#### STORED DATA

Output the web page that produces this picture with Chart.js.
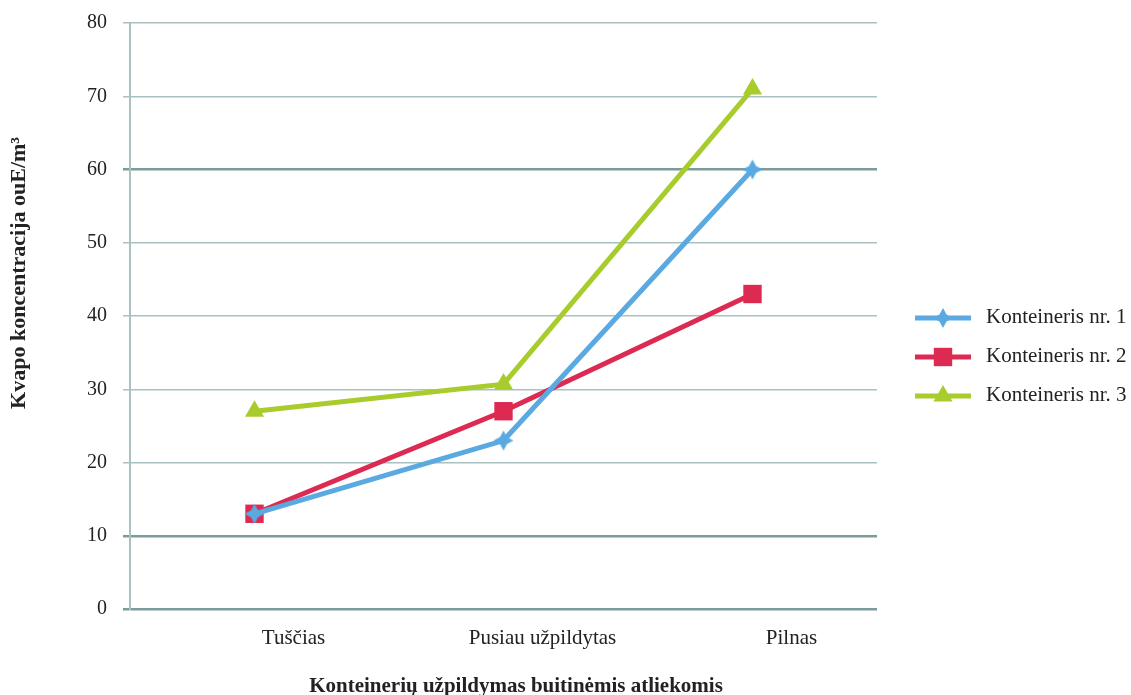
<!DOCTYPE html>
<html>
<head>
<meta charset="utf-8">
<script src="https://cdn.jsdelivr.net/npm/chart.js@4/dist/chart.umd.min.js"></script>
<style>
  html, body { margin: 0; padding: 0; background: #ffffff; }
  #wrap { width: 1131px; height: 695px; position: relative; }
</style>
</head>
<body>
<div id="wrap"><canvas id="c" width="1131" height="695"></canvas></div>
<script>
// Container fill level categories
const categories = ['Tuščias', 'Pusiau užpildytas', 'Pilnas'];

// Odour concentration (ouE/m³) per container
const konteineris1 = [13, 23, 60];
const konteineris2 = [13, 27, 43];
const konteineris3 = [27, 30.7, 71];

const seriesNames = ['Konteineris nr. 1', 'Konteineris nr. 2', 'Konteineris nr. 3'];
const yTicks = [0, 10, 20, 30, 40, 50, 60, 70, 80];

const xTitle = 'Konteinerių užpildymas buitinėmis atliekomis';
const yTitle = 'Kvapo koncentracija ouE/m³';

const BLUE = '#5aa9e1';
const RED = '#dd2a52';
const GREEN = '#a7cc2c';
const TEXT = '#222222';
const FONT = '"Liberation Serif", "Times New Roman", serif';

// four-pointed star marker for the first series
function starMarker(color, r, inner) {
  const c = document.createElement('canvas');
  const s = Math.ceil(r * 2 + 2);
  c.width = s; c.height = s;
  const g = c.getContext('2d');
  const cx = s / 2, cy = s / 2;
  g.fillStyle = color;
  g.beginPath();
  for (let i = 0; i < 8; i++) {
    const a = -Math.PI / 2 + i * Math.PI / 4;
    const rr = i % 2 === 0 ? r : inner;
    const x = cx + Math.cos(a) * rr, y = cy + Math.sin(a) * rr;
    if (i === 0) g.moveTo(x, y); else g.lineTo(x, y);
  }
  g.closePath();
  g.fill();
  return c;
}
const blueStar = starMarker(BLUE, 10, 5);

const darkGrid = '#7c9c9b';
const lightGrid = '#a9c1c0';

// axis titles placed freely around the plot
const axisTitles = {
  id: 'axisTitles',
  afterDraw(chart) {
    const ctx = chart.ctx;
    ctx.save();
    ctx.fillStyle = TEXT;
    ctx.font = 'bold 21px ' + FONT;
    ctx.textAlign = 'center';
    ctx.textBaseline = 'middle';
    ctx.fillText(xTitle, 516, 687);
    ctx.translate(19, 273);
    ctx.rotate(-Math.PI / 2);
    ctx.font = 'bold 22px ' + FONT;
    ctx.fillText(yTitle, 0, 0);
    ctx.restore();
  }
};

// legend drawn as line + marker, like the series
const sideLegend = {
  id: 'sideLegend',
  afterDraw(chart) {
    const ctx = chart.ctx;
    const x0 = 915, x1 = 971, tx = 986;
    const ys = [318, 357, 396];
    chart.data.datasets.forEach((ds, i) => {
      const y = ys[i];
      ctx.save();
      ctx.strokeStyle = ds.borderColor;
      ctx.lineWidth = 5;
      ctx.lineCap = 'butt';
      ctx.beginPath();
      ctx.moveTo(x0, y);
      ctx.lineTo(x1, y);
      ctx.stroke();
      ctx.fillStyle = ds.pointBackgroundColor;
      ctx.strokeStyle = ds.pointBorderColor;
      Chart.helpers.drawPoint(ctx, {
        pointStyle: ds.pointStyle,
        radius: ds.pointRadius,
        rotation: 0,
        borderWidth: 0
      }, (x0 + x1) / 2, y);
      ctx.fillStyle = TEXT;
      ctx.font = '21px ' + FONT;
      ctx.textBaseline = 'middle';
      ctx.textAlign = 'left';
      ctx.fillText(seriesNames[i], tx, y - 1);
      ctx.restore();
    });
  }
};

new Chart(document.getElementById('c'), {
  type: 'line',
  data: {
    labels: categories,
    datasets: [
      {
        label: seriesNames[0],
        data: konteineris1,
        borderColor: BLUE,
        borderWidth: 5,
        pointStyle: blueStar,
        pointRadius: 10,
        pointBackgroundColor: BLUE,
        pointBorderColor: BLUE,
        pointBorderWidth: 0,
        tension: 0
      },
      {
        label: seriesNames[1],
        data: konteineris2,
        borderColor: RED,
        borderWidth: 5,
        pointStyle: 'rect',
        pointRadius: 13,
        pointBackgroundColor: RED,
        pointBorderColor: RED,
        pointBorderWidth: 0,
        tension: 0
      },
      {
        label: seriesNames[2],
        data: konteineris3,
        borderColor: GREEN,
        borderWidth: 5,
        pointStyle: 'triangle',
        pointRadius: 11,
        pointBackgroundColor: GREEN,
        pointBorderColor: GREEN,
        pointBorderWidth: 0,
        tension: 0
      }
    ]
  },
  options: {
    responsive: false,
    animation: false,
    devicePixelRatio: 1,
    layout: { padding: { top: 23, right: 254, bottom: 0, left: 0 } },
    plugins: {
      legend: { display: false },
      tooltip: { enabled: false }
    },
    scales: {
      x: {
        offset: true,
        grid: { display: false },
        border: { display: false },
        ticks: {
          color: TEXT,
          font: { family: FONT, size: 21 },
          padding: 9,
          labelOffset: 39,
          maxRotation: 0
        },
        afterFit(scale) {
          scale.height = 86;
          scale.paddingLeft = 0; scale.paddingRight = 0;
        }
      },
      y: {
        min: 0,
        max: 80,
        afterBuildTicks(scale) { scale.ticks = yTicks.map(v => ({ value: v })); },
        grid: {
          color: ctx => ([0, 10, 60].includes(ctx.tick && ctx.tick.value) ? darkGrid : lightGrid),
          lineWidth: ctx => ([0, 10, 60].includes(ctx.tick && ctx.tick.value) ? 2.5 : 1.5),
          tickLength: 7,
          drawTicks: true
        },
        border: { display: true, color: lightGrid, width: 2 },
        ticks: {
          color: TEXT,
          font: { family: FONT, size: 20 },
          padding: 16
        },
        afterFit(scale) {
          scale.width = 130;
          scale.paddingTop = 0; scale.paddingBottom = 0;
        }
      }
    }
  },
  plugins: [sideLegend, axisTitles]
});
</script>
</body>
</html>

########

# WRITTEN TASK
Make an exact copy of the data above, pictures excluded.

# ANSWER
Output the web page that produces this picture with Chart.js.
<!DOCTYPE html>
<html>
<head>
<meta charset="utf-8">
<script src="https://cdn.jsdelivr.net/npm/chart.js@4/dist/chart.umd.min.js"></script>
<style>
  html, body { margin: 0; padding: 0; background: #ffffff; }
  #wrap { width: 1131px; height: 695px; position: relative; }
</style>
</head>
<body>
<div id="wrap"><canvas id="c" width="1131" height="695"></canvas></div>
<script>
// Container fill level categories
const categories = ['Tuščias', 'Pusiau užpildytas', 'Pilnas'];

// Odour concentration (ouE/m³) per container
const konteineris1 = [13, 23, 60];
const konteineris2 = [13, 27, 43];
const konteineris3 = [27, 30.7, 71];

const seriesNames = ['Konteineris nr. 1', 'Konteineris nr. 2', 'Konteineris nr. 3'];
const yTicks = [0, 10, 20, 30, 40, 50, 60, 70, 80];

const xTitle = 'Konteinerių užpildymas buitinėmis atliekomis';
const yTitle = 'Kvapo koncentracija ouE/m³';

const BLUE = '#5aa9e1';
const RED = '#dd2a52';
const GREEN = '#a7cc2c';
const TEXT = '#222222';
const FONT = '"Liberation Serif", "Times New Roman", serif';

// four-pointed star marker for the first series
function starMarker(color, r, inner) {
  const c = document.createElement('canvas');
  const s = Math.ceil(r * 2 + 2);
  c.width = s; c.height = s;
  const g = c.getContext('2d');
  const cx = s / 2, cy = s / 2;
  g.fillStyle = color;
  g.beginPath();
  for (let i = 0; i < 8; i++) {
    const a = -Math.PI / 2 + i * Math.PI / 4;
    const rr = i % 2 === 0 ? r : inner;
    const x = cx + Math.cos(a) * rr, y = cy + Math.sin(a) * rr;
    if (i === 0) g.moveTo(x, y); else g.lineTo(x, y);
  }
  g.closePath();
  g.fill();
  return c;
}
const blueStar = starMarker(BLUE, 10, 5);

const darkGrid = '#7c9c9b';
const lightGrid = '#a9c1c0';

// axis titles placed freely around the plot
const axisTitles = {
  id: 'axisTitles',
  afterDraw(chart) {
    const ctx = chart.ctx;
    ctx.save();
    ctx.fillStyle = TEXT;
    ctx.font = 'bold 21px ' + FONT;
    ctx.textAlign = 'center';
    ctx.textBaseline = 'middle';
    ctx.fillText(xTitle, 516, 687);
    ctx.translate(19, 273);
    ctx.rotate(-Math.PI / 2);
    ctx.font = 'bold 22px ' + FONT;
    ctx.fillText(yTitle, 0, 0);
    ctx.restore();
  }
};

// legend drawn as line + marker, like the series
const sideLegend = {
  id: 'sideLegend',
  afterDraw(chart) {
    const ctx = chart.ctx;
    const x0 = 915, x1 = 971, tx = 986;
    const ys = [318, 357, 396];
    chart.data.datasets.forEach((ds, i) => {
      const y = ys[i];
      ctx.save();
      ctx.strokeStyle = ds.borderColor;
      ctx.lineWidth = 5;
      ctx.lineCap = 'butt';
      ctx.beginPath();
      ctx.moveTo(x0, y);
      ctx.lineTo(x1, y);
      ctx.stroke();
      ctx.fillStyle = ds.pointBackgroundColor;
      ctx.strokeStyle = ds.pointBorderColor;
      Chart.helpers.drawPoint(ctx, {
        pointStyle: ds.pointStyle,
        radius: ds.pointRadius,
        rotation: 0,
        borderWidth: 0
      }, (x0 + x1) / 2, y);
      ctx.fillStyle = TEXT;
      ctx.font = '21px ' + FONT;
      ctx.textBaseline = 'middle';
      ctx.textAlign = 'left';
      ctx.fillText(seriesNames[i], tx, y - 1);
      ctx.restore();
    });
  }
};

new Chart(document.getElementById('c'), {
  type: 'line',
  data: {
    labels: categories,
    datasets: [
      {
        label: seriesNames[0],
        data: konteineris1,
        borderColor: BLUE,
        borderWidth: 5,
        pointStyle: blueStar,
        pointRadius: 10,
        pointBackgroundColor: BLUE,
        pointBorderColor: BLUE,
        pointBorderWidth: 0,
        tension: 0
      },
      {
        label: seriesNames[1],
        data: konteineris2,
        borderColor: RED,
        borderWidth: 5,
        pointStyle: 'rect',
        pointRadius: 13,
        pointBackgroundColor: RED,
        pointBorderColor: RED,
        pointBorderWidth: 0,
        tension: 0
      },
      {
        label: seriesNames[2],
        data: konteineris3,
        borderColor: GREEN,
        borderWidth: 5,
        pointStyle: 'triangle',
        pointRadius: 11,
        pointBackgroundColor: GREEN,
        pointBorderColor: GREEN,
        pointBorderWidth: 0,
        tension: 0
      }
    ]
  },
  options: {
    responsive: false,
    animation: false,
    devicePixelRatio: 1,
    layout: { padding: { top: 23, right: 254, bottom: 0, left: 0 } },
    plugins: {
      legend: { display: false },
      tooltip: { enabled: false }
    },
    scales: {
      x: {
        offset: true,
        grid: { display: false },
        border: { display: false },
        ticks: {
          color: TEXT,
          font: { family: FONT, size: 21 },
          padding: 9,
          labelOffset: 39,
          maxRotation: 0
        },
        afterFit(scale) {
          scale.height = 86;
          scale.paddingLeft = 0; scale.paddingRight = 0;
        }
      },
      y: {
        min: 0,
        max: 80,
        afterBuildTicks(scale) { scale.ticks = yTicks.map(v => ({ value: v })); },
        grid: {
          color: ctx => ([0, 10, 60].includes(ctx.tick && ctx.tick.value) ? darkGrid : lightGrid),
          lineWidth: ctx => ([0, 10, 60].includes(ctx.tick && ctx.tick.value) ? 2.5 : 1.5),
          tickLength: 7,
          drawTicks: true
        },
        border: { display: true, color: lightGrid, width: 2 },
        ticks: {
          color: TEXT,
          font: { family: FONT, size: 20 },
          padding: 16
        },
        afterFit(scale) {
          scale.width = 130;
          scale.paddingTop = 0; scale.paddingBottom = 0;
        }
      }
    }
  },
  plugins: [sideLegend, axisTitles]
});
</script>
</body>
</html>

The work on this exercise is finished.